Dataset extract ▸
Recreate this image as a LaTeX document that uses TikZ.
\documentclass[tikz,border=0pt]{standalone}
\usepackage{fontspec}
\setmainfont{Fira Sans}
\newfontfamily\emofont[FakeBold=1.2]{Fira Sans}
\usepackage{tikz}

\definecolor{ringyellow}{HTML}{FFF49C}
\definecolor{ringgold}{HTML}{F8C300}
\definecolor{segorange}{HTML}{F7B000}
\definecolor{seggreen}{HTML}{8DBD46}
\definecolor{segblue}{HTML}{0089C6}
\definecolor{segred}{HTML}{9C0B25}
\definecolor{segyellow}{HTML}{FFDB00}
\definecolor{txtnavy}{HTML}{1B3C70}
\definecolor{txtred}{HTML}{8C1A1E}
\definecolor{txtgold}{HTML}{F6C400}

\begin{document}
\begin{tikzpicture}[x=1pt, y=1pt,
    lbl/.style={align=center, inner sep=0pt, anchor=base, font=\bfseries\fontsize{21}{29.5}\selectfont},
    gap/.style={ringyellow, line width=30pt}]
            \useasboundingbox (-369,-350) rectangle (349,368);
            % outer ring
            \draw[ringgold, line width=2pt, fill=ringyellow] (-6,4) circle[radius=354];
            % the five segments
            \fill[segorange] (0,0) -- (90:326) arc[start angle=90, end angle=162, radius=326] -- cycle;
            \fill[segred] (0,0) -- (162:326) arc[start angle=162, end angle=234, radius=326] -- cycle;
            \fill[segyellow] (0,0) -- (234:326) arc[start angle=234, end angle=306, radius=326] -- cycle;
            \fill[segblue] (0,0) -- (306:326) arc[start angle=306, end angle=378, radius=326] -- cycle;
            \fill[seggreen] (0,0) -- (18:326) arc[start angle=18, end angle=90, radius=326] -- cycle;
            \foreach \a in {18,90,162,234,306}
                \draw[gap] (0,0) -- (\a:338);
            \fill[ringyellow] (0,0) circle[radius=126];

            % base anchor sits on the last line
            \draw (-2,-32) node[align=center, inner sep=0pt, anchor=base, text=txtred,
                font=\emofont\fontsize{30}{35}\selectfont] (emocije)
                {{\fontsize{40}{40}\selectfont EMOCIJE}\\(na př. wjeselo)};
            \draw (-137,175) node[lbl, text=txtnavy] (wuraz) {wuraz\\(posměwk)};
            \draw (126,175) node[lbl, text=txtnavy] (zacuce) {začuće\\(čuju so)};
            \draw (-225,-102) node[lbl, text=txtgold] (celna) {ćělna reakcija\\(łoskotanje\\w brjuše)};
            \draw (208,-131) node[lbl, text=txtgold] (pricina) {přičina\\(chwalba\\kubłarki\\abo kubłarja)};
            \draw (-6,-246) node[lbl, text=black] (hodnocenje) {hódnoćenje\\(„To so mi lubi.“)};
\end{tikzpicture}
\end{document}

Task to complete ▸ Every line of the material must be returned exactly as it appears.

Answer to this exercise ▸
Recreate this image as a LaTeX document that uses TikZ.
\documentclass[tikz,border=0pt]{standalone}
\usepackage{fontspec}
\setmainfont{Fira Sans}
\newfontfamily\emofont[FakeBold=1.2]{Fira Sans}
\usepackage{tikz}

\definecolor{ringyellow}{HTML}{FFF49C}
\definecolor{ringgold}{HTML}{F8C300}
\definecolor{segorange}{HTML}{F7B000}
\definecolor{seggreen}{HTML}{8DBD46}
\definecolor{segblue}{HTML}{0089C6}
\definecolor{segred}{HTML}{9C0B25}
\definecolor{segyellow}{HTML}{FFDB00}
\definecolor{txtnavy}{HTML}{1B3C70}
\definecolor{txtred}{HTML}{8C1A1E}
\definecolor{txtgold}{HTML}{F6C400}

\begin{document}
\begin{tikzpicture}[x=1pt, y=1pt,
    lbl/.style={align=center, inner sep=0pt, anchor=base, font=\bfseries\fontsize{21}{29.5}\selectfont},
    gap/.style={ringyellow, line width=30pt}]
            \useasboundingbox (-369,-350) rectangle (349,368);
            % outer ring
            \draw[ringgold, line width=2pt, fill=ringyellow] (-6,4) circle[radius=354];
            % the five segments
            \fill[segorange] (0,0) -- (90:326) arc[start angle=90, end angle=162, radius=326] -- cycle;
            \fill[segred] (0,0) -- (162:326) arc[start angle=162, end angle=234, radius=326] -- cycle;
            \fill[segyellow] (0,0) -- (234:326) arc[start angle=234, end angle=306, radius=326] -- cycle;
            \fill[segblue] (0,0) -- (306:326) arc[start angle=306, end angle=378, radius=326] -- cycle;
            \fill[seggreen] (0,0) -- (18:326) arc[start angle=18, end angle=90, radius=326] -- cycle;
            \foreach \a in {18,90,162,234,306}
                \draw[gap] (0,0) -- (\a:338);
            \fill[ringyellow] (0,0) circle[radius=126];

            % base anchor sits on the last line
            \draw (-2,-32) node[align=center, inner sep=0pt, anchor=base, text=txtred,
                font=\emofont\fontsize{30}{35}\selectfont] (emocije)
                {{\fontsize{40}{40}\selectfont EMOCIJE}\\(na př. wjeselo)};
            \draw (-137,175) node[lbl, text=txtnavy] (wuraz) {wuraz\\(posměwk)};
            \draw (126,175) node[lbl, text=txtnavy] (zacuce) {začuće\\(čuju so)};
            \draw (-225,-102) node[lbl, text=txtgold] (celna) {ćělna reakcija\\(łoskotanje\\w brjuše)};
            \draw (208,-131) node[lbl, text=txtgold] (pricina) {přičina\\(chwalba\\kubłarki\\abo kubłarja)};
            \draw (-6,-246) node[lbl, text=black] (hodnocenje) {hódnoćenje\\(„To so mi lubi.“)};
\end{tikzpicture}
\end{document}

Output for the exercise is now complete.